Alfonso Cuarón’s space adventure Gravity debuted this weekend to record-setting box office numbers, as audiences flocked to see the tale of two US astronauts (played by Sandra Bullock and George Clooney) who are threatened by a cloud of orbital debris.
(Warning: mild spoilers ahead)
The scenario in the film—where Russia tests an anti-satellite weapon by blowing up one of their own satellites, creating a chain reaction of orbital destruction—is scarcely far-fetched, even though some of the subsequent plot points have been nit-picked. China did something very similar in 2007, blowing up an old weather satellite with a missile.
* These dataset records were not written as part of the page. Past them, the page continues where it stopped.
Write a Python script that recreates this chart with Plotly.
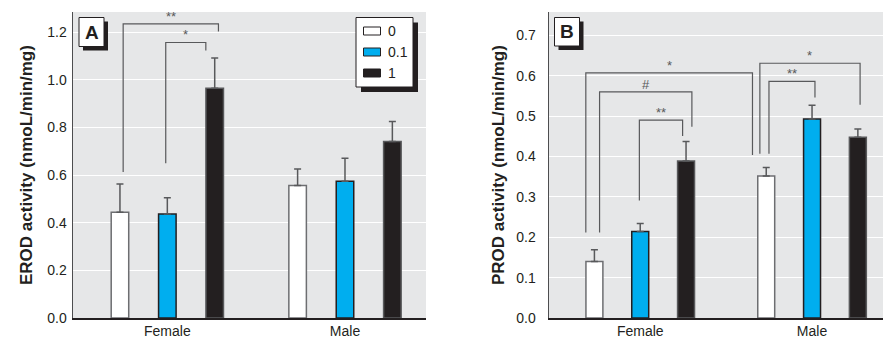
import plotly.graph_objects as go

# ---------------- data ----------------
groups = ["Female", "Male"]
dose_labels = ["0", "0.1", "1"]

erod_means = {"0": [0.444, 0.556], "0.1": [0.437, 0.574], "1": [0.965, 0.741]}
erod_err = {"0": [0.119, 0.070], "0.1": [0.068, 0.097], "1": [0.127, 0.084]}

prod_means = {"0": [0.140, 0.352], "0.1": [0.214, 0.493], "1": [0.389, 0.448]}
prod_err = {"0": [0.029, 0.021], "0.1": [0.020, 0.034], "1": [0.048, 0.020]}

erod_ticks = [0.0, 0.2, 0.4, 0.6, 0.8, 1.0, 1.2]
prod_ticks = [0.0, 0.1, 0.2, 0.3, 0.4, 0.5, 0.6, 0.7]

# significance brackets: (group1, dose1, nudge1, group2, dose2, nudge2, y_top, y_bottom1, y_bottom2, label)
brackets_A = [
    (0, 0, 0.018, 0, 2, 0.021, 1.235, 0.613, 1.203, "**"),
    (0, 1, -0.009, 0, 2, -0.050, 1.157, 0.650, 1.123, "*"),
]
brackets_B = [
    (0, 0, -0.050, 1, 0, -0.080, 0.607, 0.212, 0.404, "*"),
    (0, 0, 0.030, 0, 2, 0.034, 0.560, 0.212, 0.474, "#"),
    (0, 1, -0.005, 0, 2, -0.020, 0.490, 0.291, 0.451, "**"),
    (1, 0, -0.037, 1, 2, 0.013, 0.631, 0.407, 0.528, "*"),
    (1, 0, 0.016, 1, 1, 0.017, 0.586, 0.407, 0.546, "**"),
]

# ---------------- style ----------------
W, H = 883, 339
FONT = "Liberation Sans Narrow, Arial Narrow, Liberation Sans, sans-serif"
TXT = "#231f20"
fills = {"0": "#ffffff", "0.1": "#00aeef", "1": "#231f20"}
edges = {"0": "#6d6e71", "0.1": "#231f20", "1": "#58595b"}
BG = "#e6e7e8"
BRK = "#58595b"

BARGAP = 0.2
SLOT = (1 - BARGAP) / 3


def px(x):
    return x / W


def py(y):
    return 1 - y / H


fig = go.Figure()

for panel, means, errs in (("A", erod_means, erod_err), ("B", prod_means, prod_err)):
    xa = "x" if panel == "A" else "x2"
    ya = "y" if panel == "A" else "y2"
    for d in dose_labels:
        fig.add_trace(go.Bar(
            x=groups, y=means[d], name=d, xaxis=xa, yaxis=ya,
            marker=dict(color=fills[d], line=dict(color=edges[d], width=1.5)),
            error_y=dict(type="data", array=errs[d], arrayminus=[0] * len(groups),
                         symmetric=False, color="#58595b", thickness=1.5, width=3.5),
            showlegend=False, hoverinfo="skip",
        ))

shapes = []
annotations = []


def add_brackets(brs, xref, yref):
    for g1, d1, n1, g2, d2, n2, yt, yb1, yb2, lab in brs:
        x1 = g1 + (d1 - 1) * SLOT + n1
        x2 = g2 + (d2 - 1) * SLOT + n2
        path = f"M {x1},{yb1} L {x1},{yt} L {x2},{yt} L {x2},{yb2}"
        shapes.append(dict(type="path", path=path, xref=xref, yref=yref,
                           line=dict(color=BRK, width=1.2), layer="above"))
        annotations.append(dict(x=(x1 + x2) / 2, y=yt, xref=xref, yref=yref,
                                text=lab, showarrow=False, yanchor="bottom",
                                yshift=-2, font=dict(family=FONT, size=13, color=BRK)))


add_brackets(brackets_A, "x", "y")
add_brackets(brackets_B, "x2", "y2")


def label_box(x0, y0, x1, y1, text, shadow=4, fsize=19):
    shapes.append(dict(type="rect", xref="paper", yref="paper",
                       x0=px(x0 + shadow), x1=px(x1 + shadow), y0=py(y1 + shadow), y1=py(y0 + shadow),
                       fillcolor=TXT, line=dict(width=0), layer="above"))
    shapes.append(dict(type="rect", xref="paper", yref="paper",
                       x0=px(x0), x1=px(x1), y0=py(y1), y1=py(y0),
                       fillcolor="white", line=dict(color=TXT, width=1), layer="above"))
    annotations.append(dict(x=px((x0 + x1) / 2), y=py((y0 + y1) / 2), xref="paper", yref="paper",
                            text=f"<b>{text}</b>", showarrow=False, xanchor="center", yanchor="middle",
                            font=dict(family="Liberation Sans, Arial, sans-serif", size=fsize, color=TXT)))


label_box(79, 17.5, 104, 46.5, "A")
label_box(554.5, 17.5, 579.5, 46, "B")

# manual legend (panel A)
lx0, ly0, lx1, ly1 = 356, 17.5, 413, 87
shapes.append(dict(type="rect", xref="paper", yref="paper",
                   x0=px(lx0 + 5), x1=px(lx1 + 5), y0=py(ly1 + 5), y1=py(ly0 + 5),
                   fillcolor=TXT, line=dict(width=0), layer="above"))
shapes.append(dict(type="rect", xref="paper", yref="paper",
                   x0=px(lx0), x1=px(lx1), y0=py(ly1), y1=py(ly0),
                   fillcolor="white", line=dict(color=TXT, width=1), layer="above"))
for i, d in enumerate(dose_labels):
    cy = 31 + i * 21
    shapes.append(dict(type="rect", xref="paper", yref="paper",
                       x0=px(363.5), x1=px(380.5), y0=py(cy + 4), y1=py(cy - 4),
                       fillcolor=fills[d], line=dict(color=TXT, width=1), layer="above"))
    annotations.append(dict(x=px(386), y=py(cy), xref="paper", yref="paper", text=d,
                            showarrow=False, xanchor="left", yanchor="middle",
                            font=dict(family=FONT, size=14, color=TXT)))

# y-axis titles
annotations.append(dict(x=px(26), y=py(165), xref="paper", yref="paper",
                        text="<b>EROD activity (nmoL/min/mg)</b>", textangle=-90, showarrow=False,
                        xanchor="center", yanchor="middle", font=dict(family=FONT, size=17, color=TXT)))
annotations.append(dict(x=px(498), y=py(165), xref="paper", yref="paper",
                        text="<b>PROD activity (nmoL/min/mg)</b>", textangle=-90, showarrow=False,
                        xanchor="center", yanchor="middle", font=dict(family=FONT, size=17, color=TXT)))

ydom = [py(318), py(12)]
common_x = dict(type="category", showgrid=False, showline=True, linecolor=TXT, linewidth=1.5,
                ticks="", tickfont=dict(family=FONT, size=14, color=TXT), zeroline=False,
                fixedrange=True, automargin=False)
common_y = dict(showgrid=True, gridcolor="white", gridwidth=1, showline=True, linecolor="#4d4d4f",
                linewidth=1.5, ticks="", tickfont=dict(family=FONT, size=14, color=TXT),
                zeroline=False, tickformat=".1f", automargin=False, fixedrange=True)

fig.update_layout(
    template="none",
    width=W, height=H,
    margin=dict(l=0, r=0, t=0, b=0, pad=0),
    paper_bgcolor="white", plot_bgcolor=BG,
    barmode="group", bargap=BARGAP, bargroupgap=0.63,
    showlegend=False, hovermode=False,
    xaxis=dict(common_x, domain=[px(73), px(426)], range=[-0.531, 1.456], anchor="y"),
    yaxis=dict(common_y, domain=ydom, range=[0, 1.285], tickvals=erod_ticks, anchor="x",
               ticklabelstandoff=2),
    xaxis2=dict(common_x, domain=[px(549), 1.0], range=[-0.531, 1.413], anchor="y2"),
    yaxis2=dict(common_y, domain=ydom, range=[0, 0.758], tickvals=prod_ticks, anchor="x2",
                ticklabelstandoff=9),
    shapes=shapes, annotations=annotations,
)

fig.write_html("out.html", config={"displayModeBar": False, "staticPlot": True},
               post_script="document.body.style.margin='0';document.body.style.padding='0';")
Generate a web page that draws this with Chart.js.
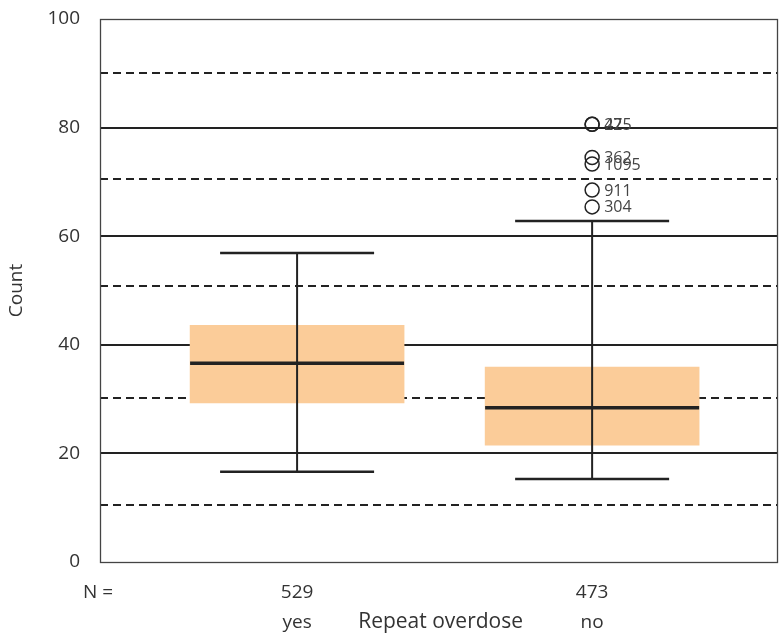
<!DOCTYPE html>
<html>
<head>
<meta charset="utf-8">
<script src="https://cdn.jsdelivr.net/npm/chart.js@4/dist/chart.umd.min.js"></script>
<style>
  html, body { margin: 0; padding: 0; background: #fff; overflow: hidden; }
  #wrap { width: 779px; height: 635px; position: relative; }
  canvas { display: block; }
</style>
</head>
<body>
<div id="wrap"><canvas id="c" width="779" height="635"></canvas></div>
<script>
// Groups and their sample sizes
const categories = ['yes', 'no'];
const groupN = ['529', '473'];
const xPos = [1, 2];

// Box-plot statistics per group
const whiskerLow = [16.6, 15.3];
const q1 = [29.3, 21.5];
const median = [36.6, 28.4];
const q3 = [43.6, 35.9];
const whiskerHigh = [56.9, 62.8];

// Outlying cases (group "no")
const outlierGroup = [2, 2, 2, 2, 2, 2];
const outlierValues = [80.6, 80.6, 74.5, 73.3, 68.5, 65.4];
const outlierIds = ['275', '42', '362', '1095', '911', '304'];

// Axis ticks and reference lines
const yTicks = [0, 20, 40, 60, 80, 100];
const majorLines = [20, 40, 60, 80];
const minorLines = [10.5, 30.2, 50.8, 70.5, 90];

const INK = '#222';
const BOX = '#FBCC99';
const TEXT = '#333';

function noEdgePadding(s) {
  s.paddingTop = 0; s.paddingBottom = 0; s.paddingLeft = 0; s.paddingRight = 0;
}

const decor = {
  id: 'decor',
  beforeDatasetsDraw(chart) {
    const { ctx, chartArea: a, scales: { y } } = chart;
    ctx.save();
    ctx.strokeStyle = INK;
    ctx.lineWidth = 2;
    majorLines.forEach(v => {
      const py = Math.round(y.getPixelForValue(v));
      ctx.beginPath(); ctx.moveTo(a.left, py); ctx.lineTo(a.right, py); ctx.stroke();
    });
    ctx.setLineDash([8, 5]);
    minorLines.forEach(v => {
      const py = Math.round(y.getPixelForValue(v));
      ctx.beginPath(); ctx.moveTo(a.left, py); ctx.lineTo(a.right, py); ctx.stroke();
    });
    ctx.restore();
  },
  afterDatasetsDraw(chart) {
    const { ctx, chartArea: a, scales: { x, y } } = chart;
    ctx.save();
    ctx.strokeStyle = INK;
    categories.forEach((c, i) => {
      const px = x.getPixelForValue(xPos[i]);
      const capHalf = 77, boxHalf = 107;
      // whisker stem
      ctx.lineWidth = 2;
      ctx.beginPath();
      ctx.moveTo(px, y.getPixelForValue(whiskerLow[i]));
      ctx.lineTo(px, y.getPixelForValue(whiskerHigh[i]));
      ctx.stroke();
      // caps
      ctx.lineWidth = 2.5;
      [whiskerLow[i], whiskerHigh[i]].forEach(v => {
        const py = y.getPixelForValue(v);
        ctx.beginPath(); ctx.moveTo(px - capHalf, py); ctx.lineTo(px + capHalf, py); ctx.stroke();
      });
      // median
      ctx.lineWidth = 3.5;
      const pm = y.getPixelForValue(median[i]);
      ctx.beginPath(); ctx.moveTo(px - boxHalf, pm); ctx.lineTo(px + boxHalf, pm); ctx.stroke();
    });
    // outlier case labels
    ctx.fillStyle = '#444';
    ctx.font = '16px "Open Sans", sans-serif';
    ctx.textBaseline = 'middle';
    ctx.textAlign = 'left';
    outlierIds.forEach((id, i) => {
      ctx.fillText(id, x.getPixelForValue(outlierGroup[i]) + 12, y.getPixelForValue(outlierValues[i]) + 1);
    });
    // plot frame
    ctx.strokeStyle = '#444';
    ctx.lineWidth = 1.3;
    ctx.strokeRect(a.left + 0.5, a.top + 0.5, a.right - a.left - 1, a.bottom - a.top);
    // group counts and names under the plot
    ctx.fillStyle = TEXT;
    ctx.textAlign = 'center';
    ctx.textBaseline = 'alphabetic';
    ctx.font = '19px "Open Sans", sans-serif';
    ctx.fillText('N =', 98, 598);
    categories.forEach((c, i) => {
      const px = x.getPixelForValue(xPos[i]);
      ctx.fillText(groupN[i], px, 598);
      ctx.fillText(c, px, 628);
    });
    ctx.font = '21px "Open Sans", sans-serif';
    ctx.fillText('Repeat overdose', x.getPixelForValue((xPos[0] + xPos[1]) / 2) - 4, 628);
    ctx.restore();
  }
};

new Chart(document.getElementById('c'), {
  data: {
    datasets: [
      {
        type: 'bar',
        data: categories.map((c, i) => ({ x: xPos[i], y: [q1[i], q3[i]] })),
        backgroundColor: BOX,
        borderWidth: 0,
        barThickness: 214,
        grouped: false,
        order: 2
      },
      {
        type: 'scatter',
        data: outlierValues.map((v, i) => ({ x: outlierGroup[i], y: v })),
        pointStyle: 'circle',
        pointRadius: 7,
        pointHoverRadius: 7,
        borderColor: INK,
        borderWidth: 1.5,
        backgroundColor: 'rgba(0,0,0,0)',
        order: 1
      }
    ]
  },
  options: {
    responsive: false,
    animation: false,
    events: [],
    layout: { autoPadding: false, padding: { top: 19, right: 1, bottom: 73, left: 0 } },
    plugins: { legend: { display: false }, tooltip: { enabled: false } },
    scales: {
      x: {
        type: 'linear',
        min: 0.332,
        max: 2.63,
        offset: false,
        display: false,
        afterFit: noEdgePadding
      },
      y: {
        min: 0,
        max: 100,
        afterBuildTicks(s) { s.ticks = yTicks.map(v => ({ value: v })); },
        afterFit(s) { s.width = 100; noEdgePadding(s); },
        grid: { display: false },
        border: { display: false },
        ticks: {
          color: TEXT,
          padding: 12,
          font: { family: '"Open Sans", sans-serif', size: 19 }
        },
        title: {
          display: true,
          text: 'Count',
          color: TEXT,
          padding: 5,
          font: { family: '"Open Sans", sans-serif', size: 19 }
        }
      }
    }
  },
  plugins: [decor]
});
</script>
</body>
</html>
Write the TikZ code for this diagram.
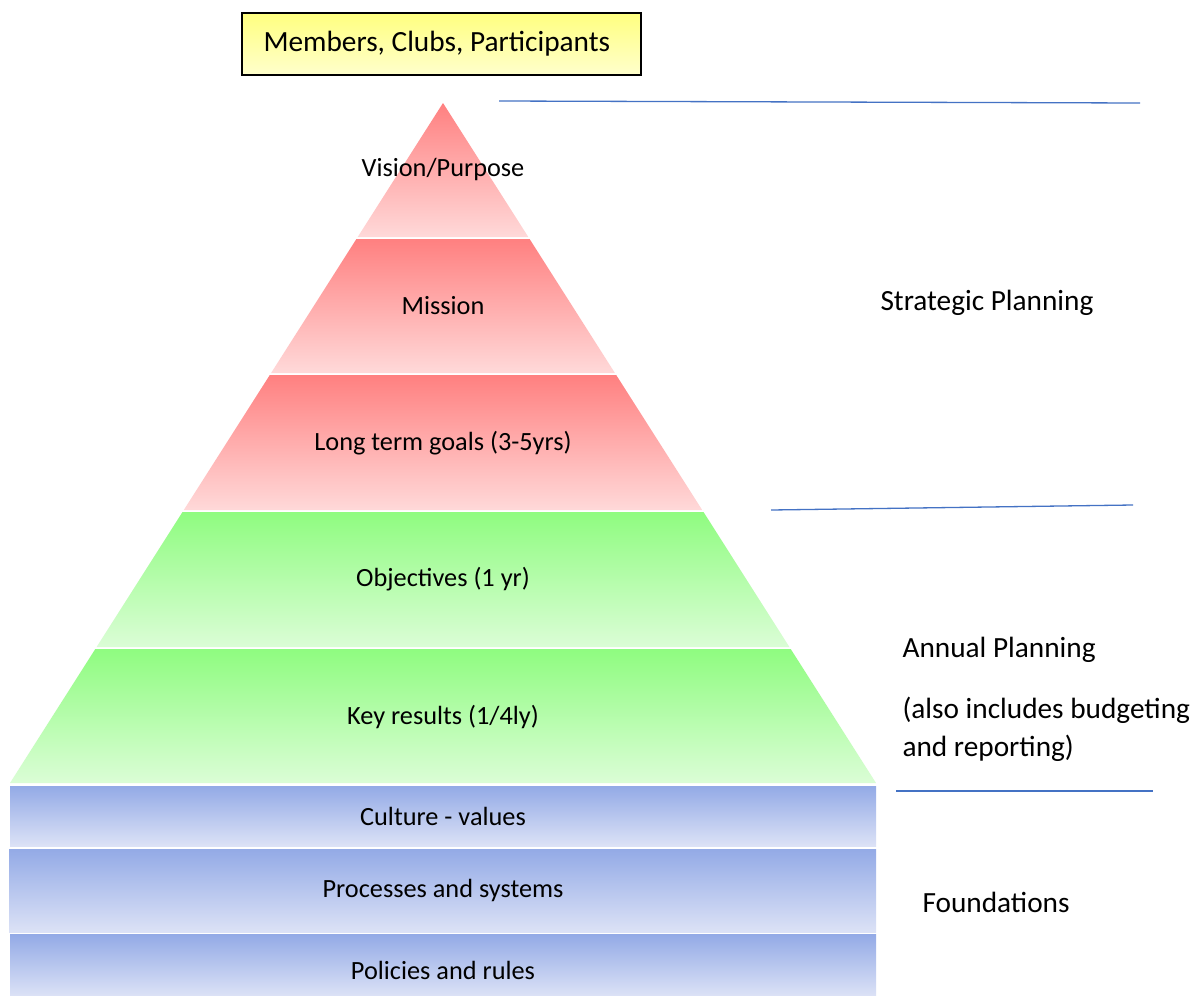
\documentclass[tikz,border=0pt]{standalone}
\usepackage{fontspec}
\setmainfont{Carlito}
\definecolor{pyrred1}{HTML}{FF8080}
\definecolor{pyrred2}{HTML}{FFD9D9}
\definecolor{pyrgreen1}{HTML}{8FFC80}
\definecolor{pyrgreen2}{HTML}{DBFDD6}
\definecolor{pyrblue1}{HTML}{93AAE6}
\definecolor{pyrblue2}{HTML}{DCE2F6}
\definecolor{lineblue}{HTML}{4472C4}
\begin{document}
\begin{tikzpicture}[x=1pt,y=-1pt,
  redband/.style={top color=pyrred1, bottom color=pyrred2, draw=none},
  greenband/.style={top color=pyrgreen1, bottom color=pyrgreen2, draw=none},
  blueband/.style={top color=pyrblue1, bottom color=pyrblue2, draw=none},
  bandtext/.style={font=\fontsize{26.3}{32}\selectfont, text=black},
  sidetext/.style={font=\fontsize{29.3}{38}\selectfont, anchor=west, align=left},
  divider/.style={draw=lineblue, line width=1.3pt}]
\fill[white] (0,0) rectangle (1195,996);
\useasboundingbox (0,0) rectangle (1195,996);

% header box
\shade[top color=yellow!50!white, bottom color=yellow!20!white, draw=black, line width=2pt]
  (242,13) rectangle (641,75);
\node[font=\fontsize{29.3}{36}\selectfont, anchor=west] (members) at (260,44) {Members, Clubs, Participants};

% pyramid layers
\shade[redband] (443,103) -- (528.3,237) -- (357.7,237) -- cycle;
\node[bandtext] (vision) at (443,169) {Vision/Purpose};
\shade[redband] (356.4,239) -- (529.6,239) -- (614.9,373) -- (271.1,373) -- cycle;
\node[bandtext] (mission) at (443,306) {Mission};
\shade[redband] (269.8,375) -- (616.2,375) -- (702.2,510) -- (183.8,510) -- cycle;
\node[bandtext] (goals) at (443,443) {Long term goals (3-5yrs)};
\shade[greenband] (182.5,512) -- (703.5,512) -- (789.4,647) -- (96.6,647) -- cycle;
\node[bandtext] (objectives) at (443,579) {Objectives (1 yr)};
\shade[greenband] (95.3,649) -- (790.7,649) -- (876,783) -- (10,783) -- cycle;
\node[bandtext] (keyresults) at (443,717) {Key results (1/4ly)};

% foundation blocks
\shade[blueband] (10,786) rectangle (876,846);
\node[bandtext] (culture) at (443,816) {Culture - values};
\shade[blueband] (9,849) rectangle (876,932);
\node[bandtext] (processes) at (443,890) {Processes and systems};
\shade[blueband] (10,934) rectangle (876,996);
\node[bandtext] (policies) at (443,970) {Policies and rules};

% side labels
\node[sidetext] (strategic) at (877,303) {Strategic Planning};
\node[sidetext] (annual) at (899,650) {Annual Planning};
\node[sidetext] (annualnote) at (899,729) {(also includes budgeting\\and reporting)};
\node[sidetext] (foundations) at (919,902) {Foundations};

% section dividers
\coordinate (d1a) at (499,101); \coordinate (d1b) at (1140,103);
\coordinate (d2a) at (771,510); \coordinate (d2b) at (1133,505);
\coordinate (d3a) at (896,791); \coordinate (d3b) at (1153,791);
\draw[divider] (d1a) -- (d1b);
\draw[divider] (d2a) -- (d2b);
\draw[divider] (d3a) -- (d3b);
\end{tikzpicture}
\end{document}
Even without such drastic action, the amount of space debris is increasing quickly, endangering astronauts and commercial satellites, and it has reached a “tipping point” where Gravity-like chain reactions could occur.
Earlier this year, a group of economists from Indiana-Purdue University, the US Federal Communications Commission, and the US Naval Academy tried to figure out how to limit the potential damage to a satellite industry that is responsible for everything from internet communications to GPS networks, and which was worth some $170 billion in 2012.
“Orbital debris is space pollution,” the authors wrote in their study. “Space debris, an externality generated by expended launch vehicles and damaged satellites, reduces the realized value of space activities by increasing the probability of damaging existing satellites or other space vehicles.”
The study found that commercial satellite firms launch more satellites than is “socially desirable,” and they use launch technology that is more likely to create debris “because they only compare individual marginal benefits and costs of their technology choice and fail to take into account social benefits and costs.” That puts space debris squarely into the category of a “negative externality,” much like regular Earth-bound pollution, where the costs are unfairly borne by a third party—in this case just about everyone else on Earth.
One answer, they suggest, is a tax on satellite launches that could be used to pay for orbital clean-up—there are numerous theoretical schemes for getting rid of space junk, ranging from removing it with “janitor” satellites to blasting it with lasers. “However,” the authors conclude, “the practical problem of getting various economic actors to agree to a launch tax is daunting, to say the least.”